Rattaché à Sony depuis des années, l’homme-araignée a subit de multiples interprétations et transformations dans son parcours mouvementé afin de satisfaire ses responsabilités en tant que héros. À croire que cette franchise est maudite par les générations qui tentent l’impossible en proposant diverses formules esthétiques et académiques, tout en préservant la même toile de fond. Pourtant, le studio et son trio de réalisateurs, comprenant Bob Persichetti, Peter Ramsey et Rodney Rothman, parviennent à susciter un intérêt là où se sont perdus les derniers opus de Sam Raimi et de Marc Webb. Il fallait tout de même passer par une technique d’animation très singulière, offrant diverses manœuvres de mise en scène, tout en jonglant sur le ton qu’on souhaite donner au film. Voilà donc ce que donne un comics en live action, un moment de générosité et de subtilité pour le plaisir de poser de nouvelles bases, pour un nouveau public en quête d’un témoignage de moralité.

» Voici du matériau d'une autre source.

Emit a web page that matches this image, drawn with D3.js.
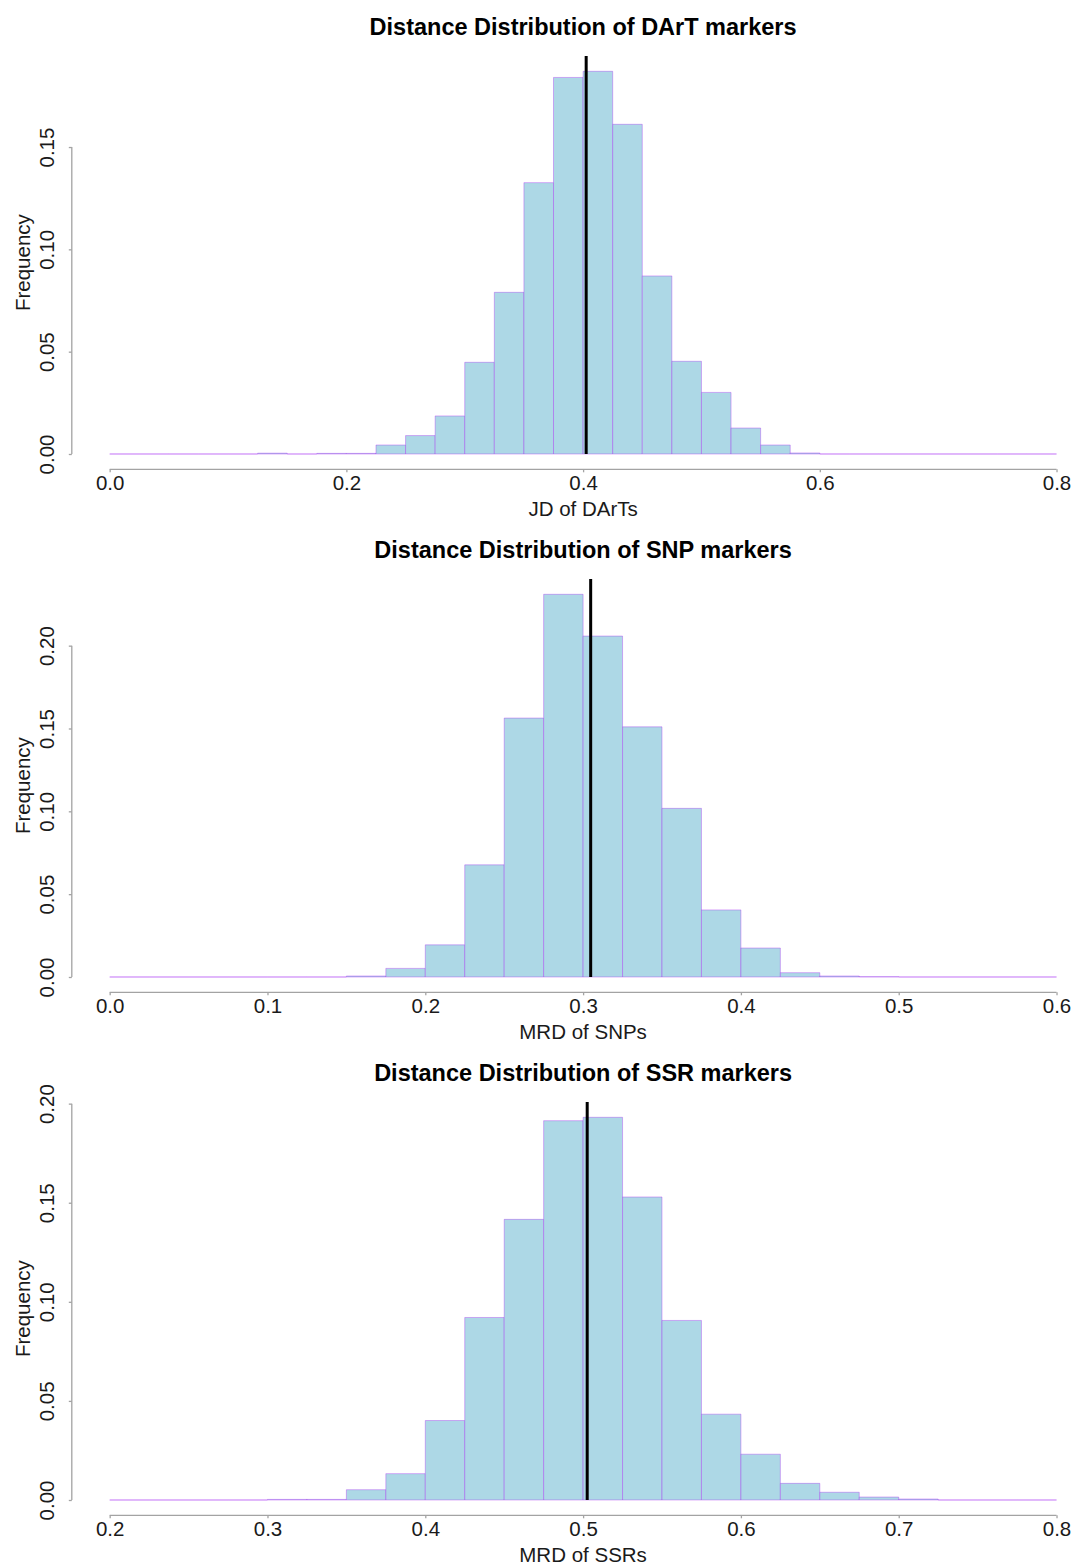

Peter Parker. Un nom que nous connaissons que trop bien, mais également un nom dont les secrets de ses origines ne sont plus un mystère. Pourtant, le récit nous rabat sur ces racines qui œuvrent à rendre la psychologie du personnage complexe et limpide dans sa démarche. Mais le rideau doit être tiré, le temps de laisser s’épanouir le jeune Miles Morales, qui représenter à lui seul, les minorités américaines. Il est intéressant de découvrir ce personnage contemporain, qui noue avec la fiction comme s’il s’agissait d’une réalité. Schrödinger serait fou d’apprendre que son expérience est devenue un acquis dans le 7ème Art, comme dans bien d’autres domaines. Et la nuance touche profondément la sensibilité des lecteurs et des cinéphiles avertis, car le concept du Spider-Verse rend hommage à toutes les époques d’un héros qui se veut intemporel, par définition. Le film veut réconcilier les différents univers, qui sont considérés comme parallèles et qui démontrent qu’une cohabitation est possible, malgré les divergences et les dérapages. Le film ose et le film réussit.
Si à tout bon héros, on l’associe à un bon méchant, il est important de considérer Wilson Fisk, dit le Caïd, comme l’ennemi intime de la conscience de l’araignée. Il constitue un poison pour l’humanité, par son orgueil et sa motivation compréhensible, mais ce sont les actes qui nous définissent et qui nous conduisent vers le bonheur dont chacun cherche ardemment. Sa confrontation avec Miles est mineure, mais satisfera néanmoins la bonne dose émotionnelle qui se partage entre l’épique et l’amour de sa famille. Et toute l’intelligence se trouve ici, dans l’écriture de ce nouveau héros, qui insinue qu’on peut être plusieurs à porter le même masque. C’est d’ailleurs, avec subtilité, humour et autodérision, qu’on redécouvre un Peter farouche, après un passage de décadence, de paresse et de doute. Il fallait donc un nouveau regard, un regard frais pour remettre les pendules à l’heure et c’est ce que fait le héros métissé. Il finit par unir Spider-Gwen, Spider-Man Noir, Peni Parker et Spider-Ham autour d’un cercle de courage et de confiance, là où la maturité devra gagner la perception de Miles. Le pari est gagnant à juste titre.
Au-delà de l’individualisme, on encourage l’esprit d’équipe, mais ne délaisse pas pour autant l’indépendance et l’autonomie d’une personne vis-à-vis des responsabilités qu’on lui associe. C’est avec stupéfaction et admiration que « Spider-Man : New Generation » adoube le personnage de Stan Lee et ses diverses dérivations dans le spider-verse. La relecture moderne et ingénieuse triomphe des doutes que chacun laissera derrière lui, en échange d’une flamme qui s’éveille. Le projet épouse à merveille le langage visuel de la bande dessinée et rend à la fois hommage aux œuvres passées, quel que soit le support, et propose une extension d’un univers plus riche, rompant avec la monotonie d’un héros solitaire pour qui le soutien moral devient notre seul allié lors du visionnage.